Sunday, July 06, 2008

Time for Change?

I am contemplating a major overhaul of my blog. I want to create a more thematic element to it instead of its episodic randomness. I may even change the address to this blog to fit the subject matter.

I am not so sure what I want to make it into. During this summer, I have been spending a lot of time studying religion, mainly because there never seems to be enough time set aside in my life for it. I end up being too busy due to classes, events, or just life. But the thing is, religion is so essential to a person's life, to the point where it shapes who you become or want to become.....how is it possible that anybody should be too busy for it? Or at least to understand what you are following?

I had a conversation with a friend of mine, and she and I definitely came to the conclusion that too many people out there robotically follow the mantra of what they believe in, but never actually checked out the references to realize why they do that. Why do you follow the religion you believe in? It makes sense to you right? Or is it because so far it just works for you until something better comes along?

There could be so many different reasons, but at least by setting aside time to authenticate your religion for yourself, you could at least authenticate yourself as an individual.

Anyway, that is what I am going through this summer. My eyes are opening up to a whole new world of hidden mysteries and sometimes it is a little scary. To think that sometimes I take at face value what people around me say without really figuring out where it comes from. Sometimes.....these people don't even know.....they never looked themselves......but would rather live an easier life of not knowing than discovering possibilites that they never knew exist for them.

Comfort in familiarity can only last you so long.
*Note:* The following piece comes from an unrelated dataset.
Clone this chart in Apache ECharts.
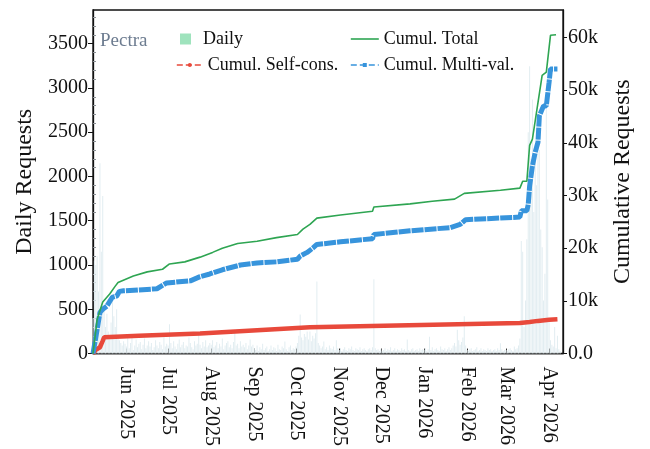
<!DOCTYPE html>
<html>
<head>
<meta charset="utf-8">
<script src="https://cdn.jsdelivr.net/npm/echarts@6/dist/echarts.min.js"></script>
<style>
  html, body { margin: 0; padding: 0; background: #fff; }
  #chart { width: 650px; height: 449px; }
</style>
</head>
<body>
<div id="chart"></div>
<script>
// first day of the daily series
const startDate = '2025-05-08'
const endDate = '2026-04-11'

// daily requests, one array per month (May starts on the 8th)
const dailyMay = [400, 1050, 1000, 1100, 700, 2150, 1150, 1780, 500, 300, 450, 250, 200, 350, 600, 420, 300, 500, 200, 150, 120, 90, 140, 110]
const dailyJun = [80, 190, 60, 120, 190, 40, 90, 160, 70, 110, 130, 50, 100, 170, 60, 90, 140, 80, 120, 40, 70, 150, 90, 60, 130, 100, 50, 180, 80, 110]
const dailyJul = [90, 330, 120, 60, 140, 80, 50, 110, 160, 70, 100, 130, 60, 90, 80, 180, 120, 70, 50, 140, 90, 110, 240, 100, 60, 130, 80, 150, 70, 90, 120]
const dailyAug = [100, 150, 70, 90, 130, 60, 110, 80, 170, 50, 90, 120, 140, 70, 100, 60, 130, 250, 90, 110, 60, 140, 80, 100, 70, 120, 50, 90, 160, 80, 100]
const dailySep = [60, 40, 90, 30, 70, 50, 110, 40, 60, 80, 30, 50, 90, 40, 70, 60, 30, 100, 50, 40, 80, 60, 135, 50, 30, 70, 90, 40, 60, 50]
const dailyOct = [80, 120, 200, 440, 180, 150, 220, 190, 250, 160, 250, 140, 200, 170, 230, 815, 120, 90, 60, 80, 135, 50, 70, 40, 90, 60, 50, 80, 40, 150, 60]
const dailyNov = [40, 60, 30, 50, 70, 40, 30, 60, 50, 80, 40, 30, 60, 50, 40, 70, 30, 50, 60, 40, 30, 50, 60, 40, 70, 840, 60, 40, 50, 30]
const dailyDec = [50, 30, 40, 60, 30, 50, 40, 70, 30, 40, 60, 30, 50, 40, 30, 60, 40, 50, 30, 160, 40, 30, 50, 60, 30, 40, 50, 30, 60, 40, 50]
const dailyJan = [40, 60, 30, 50, 190, 40, 70, 30, 50, 60, 40, 30, 80, 50, 40, 60, 30, 50, 70, 40, 60, 90, 120, 80, 270, 150, 100, 130, 180, 420, 90]
const dailyFeb = [40, 30, 50, 60, 30, 40, 50, 70, 30, 40, 60, 30, 50, 40, 30, 60, 40, 50, 30, 40, 50, 30, 60, 40, 115, 50, 30, 40]
const dailyMar = [40, 30, 50, 60, 40, 30, 80, 50, 60, 90, 170, 1270, 1150, 300, 600, 1290, 2500, 3245, 2200, 2870, 1600, 2200, 1900, 2500, 2300, 1400, 1200, 600, 900, 2760, 1740]
const dailyApr = [400, 150, 100, 80, 300, 60, 200, 50, 30]

// cumulative series: day offset from startDate, value
const totalDay = [0, 3, 7, 12, 16, 18, 29, 39, 50, 55, 66, 77, 86, 93, 104, 118, 132, 147, 151, 156, 161, 178, 201, 202, 228, 244, 260, 267, 293, 307, 309, 312, 314, 316, 323, 326, 329, 333]
const totalVal = [0, 6500, 9800, 11300, 12800, 13500, 14700, 15500, 16000, 17000, 17400, 18300, 19200, 20000, 20900, 21300, 22000, 22600, 23600, 24500, 25700, 26300, 27000, 27800, 28400, 28900, 29300, 30400, 31000, 31400, 32700, 32700, 39500, 40700, 52800, 53400, 60400, 60500]

const selfDay = [0, 2, 5, 6, 7, 8, 33, 77, 156, 307, 314, 320, 328, 334]
const selfVal = [0, 700, 1200, 1500, 2400, 3100, 3400, 3800, 5000, 5800, 6000, 6200, 6400, 6500]

const multiDay = [0, 3, 5, 7, 10, 12, 14, 17, 19, 22, 46, 53, 70, 77, 84, 93, 106, 118, 132, 147, 149, 154, 158, 161, 178, 201, 202, 228, 257, 264, 268, 307, 308, 312, 313, 314, 316, 318, 320, 321, 324, 326, 328, 329, 334]
const multiVal = [0, 4600, 7800, 8400, 9000, 9900, 10700, 10900, 11800, 11900, 12300, 13400, 13800, 14600, 15100, 15900, 16800, 17200, 17400, 17900, 18500, 19200, 20000, 20700, 21200, 21800, 22600, 23300, 23900, 24500, 25400, 25900, 27100, 27100, 28300, 31800, 35600, 38200, 40100, 45100, 47000, 47000, 51500, 54000, 54000]

// x tick labels
const tickDates = ['2025-06-01', '2025-07-01', '2025-08-01', '2025-09-01', '2025-10-01', '2025-11-01', '2025-12-01', '2026-01-01', '2026-02-01', '2026-03-01', '2026-04-01']
const tickLabels = ['Jun 2025', 'Jul 2025', 'Aug 2025', 'Sep 2025', 'Oct 2025', 'Nov 2025', 'Dec 2025', 'Jan 2026', 'Feb 2026', 'Mar 2026', 'Apr 2026']

const DAY = 86400000
const t0 = Date.parse(startDate)
const daily = [].concat(dailyMay, dailyJun, dailyJul, dailyAug, dailySep, dailyOct, dailyNov, dailyDec, dailyJan, dailyFeb, dailyMar, dailyApr)
const tickValues = tickDates.map((d) => Date.parse(d))

const toPoints = (days, vals) => days.map((d, i) => [t0 + d * DAY, vals[i]])

const FONT = '"Liberation Serif", "DejaVu Serif", serif'
const leftMax = 3880
const rightMax = 65200

const legendText = { fontSize: 18, fontFamily: FONT, color: '#111', lineHeight: 20 }

// one legend per entry so each can be placed like the 2x2 box
function legendAt(left, top, item, w, h) {
  return { left, top, itemWidth: w, itemHeight: h, itemGap: 0, textStyle: legendText, data: [item] }
}

const chart = echarts.init(document.getElementById('chart'), null, { renderer: 'canvas' })

chart.setOption({
  animation: false,
  backgroundColor: '#fff',
  textStyle: { fontFamily: FONT, color: '#111' },
  grid: {
    left: 93, right: 87, top: 10, bottom: 95,
    show: true, borderColor: '#111', borderWidth: 1.3, backgroundColor: 'transparent',
  },
  graphic: [
    {
      type: 'text', left: 100, top: 32,
      style: { text: 'Pectra', fill: '#6d7c90', font: '19px ' + FONT },
    },
  ],
  legend: [
    legendAt(175, 24, { name: 'Daily', icon: 'path://M0,0H10V10H0Z', itemStyle: { color: '#9fe3bd' } }, 25, 11),
    legendAt(171, 50, { name: 'Cumul. Self-cons.', lineStyle: { width: 1.6, type: [6, 3] } }, 26, 5),
    legendAt(345, 24, { name: 'Cumul. Total', lineStyle: { width: 1.6 }, itemStyle: { opacity: 0 } }, 28, 5),
    legendAt(345, 50, { name: 'Cumul. Multi-val.', lineStyle: { width: 1.6, type: [6, 3] } }, 28, 5),
  ],
  xAxis: {
    type: 'value',
    min: t0,
    max: Date.parse(endDate),
    axisLine: { show: true, lineStyle: { color: '#111', width: 1.3 } },
    axisTick: { show: true, inside: true, length: 5, customValues: tickValues, lineStyle: { color: '#333' } },
    axisLabel: {
      customValues: tickValues,
      rotate: -90,
      margin: 13,
      fontSize: 20,
      fontFamily: FONT,
      color: '#111',
      formatter: (v) => tickLabels[tickValues.indexOf(v)] || '',
    },
    splitLine: { show: false },
  },
  yAxis: [
    {
      type: 'value', position: 'left', min: 0, max: leftMax, interval: 500,
      name: 'Daily Requests', nameLocation: 'middle', nameRotate: 90, nameGap: 49,
      nameTextStyle: { fontSize: 24, fontFamily: FONT, color: '#111' },
      axisLine: { show: true, lineStyle: { color: '#111', width: 1.3 } },
      axisTick: { show: true, length: 5, lineStyle: { color: '#111' } },
      axisLabel: {
        fontSize: 20, fontFamily: FONT, color: '#111', margin: 5, showMaxLabel: false,
        formatter: (v) => String(v),
      },
      splitLine: { show: false },
    },
    {
      type: 'value', position: 'right', min: 0, max: rightMax, interval: 10000,
      name: 'Cumulative Requests', nameLocation: 'middle', nameRotate: 90, nameGap: 48,
      nameTextStyle: { fontSize: 24, fontFamily: FONT, color: '#111' },
      axisLine: { show: true, lineStyle: { color: '#111', width: 1.3 } },
      axisTick: { show: true, length: 4, lineStyle: { color: '#111' } },
      axisLabel: {
        fontSize: 20, fontFamily: FONT, color: '#111', margin: 5, showMaxLabel: false,
        formatter: (v) => (v === 0 ? '0.0' : v / 1000 + 'k'),
      },
      splitLine: { show: false },
    },
    {
      // minor ticks drawn inside the left spine
      type: 'value', position: 'left', min: 0, max: leftMax, interval: 500,
      axisLine: { show: false },
      axisTick: { show: false, inside: true },
      minorTick: { show: true, splitNumber: 5, length: 3, lineStyle: { color: '#8a8f94', width: 1 } },
      axisLabel: { show: false },
      splitLine: { show: false },
    },
  ],
  series: [
    {
      name: 'Daily',
      type: 'bar',
      yAxisIndex: 0,
      barWidth: 1,
      itemStyle: { color: '#e2edf1' },
      data: daily.map((v, i) => [t0 + i * DAY, v]),
      z: 1,
    },
    {
      name: 'Cumul. Self-cons.',
      type: 'line',
      yAxisIndex: 1,
      symbol: 'circle',
      symbolSize: 4,
      showSymbol: false,
      color: '#e8493b',
      lineStyle: { color: '#e8493b', width: 4.5 },
      data: toPoints(selfDay, selfVal),
      z: 3,
    },
    {
      name: 'Cumul. Multi-val.',
      type: 'line',
      yAxisIndex: 1,
      symbol: 'rect',
      symbolSize: 4,
      showSymbol: false,
      color: '#3794dc',
      lineStyle: { color: '#3794dc', width: 5, type: [12, 1] },
      data: toPoints(multiDay, multiVal),
      z: 3,
    },
    {
      name: 'Cumul. Total',
      type: 'line',
      yAxisIndex: 1,
      symbol: 'none',
      color: '#2ea552',
      lineStyle: { color: '#2ea552', width: 1.6 },
      data: toPoints(totalDay, totalVal),
      z: 4,
    },
  ],
})
</script>
</body>
</html>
In the end, what is familiar can be detrimental to society and you as an individual. Sometimes, when you become brave enough to discover what you are looking for with an open mind to allow yourself to be wrong.....you find out that life was supposed to be easier. Humans have a strange way of making life complicated.

So with that, I am almost scrapping this blog and replacing it with one with a more religious undertone. I just feel like exploring my views on it, but with the world. I feel that my personal life and nuances may just have to stay to myself (unless you truly want to tune into it, you are just going to have to email me....).

Anyway, I believe this summer was well worth the effort in independent study in Islam and I feel it would be a shame if I left it to myself. Or I could just start another blog with that theme....hmmm. I have too much to think about right now.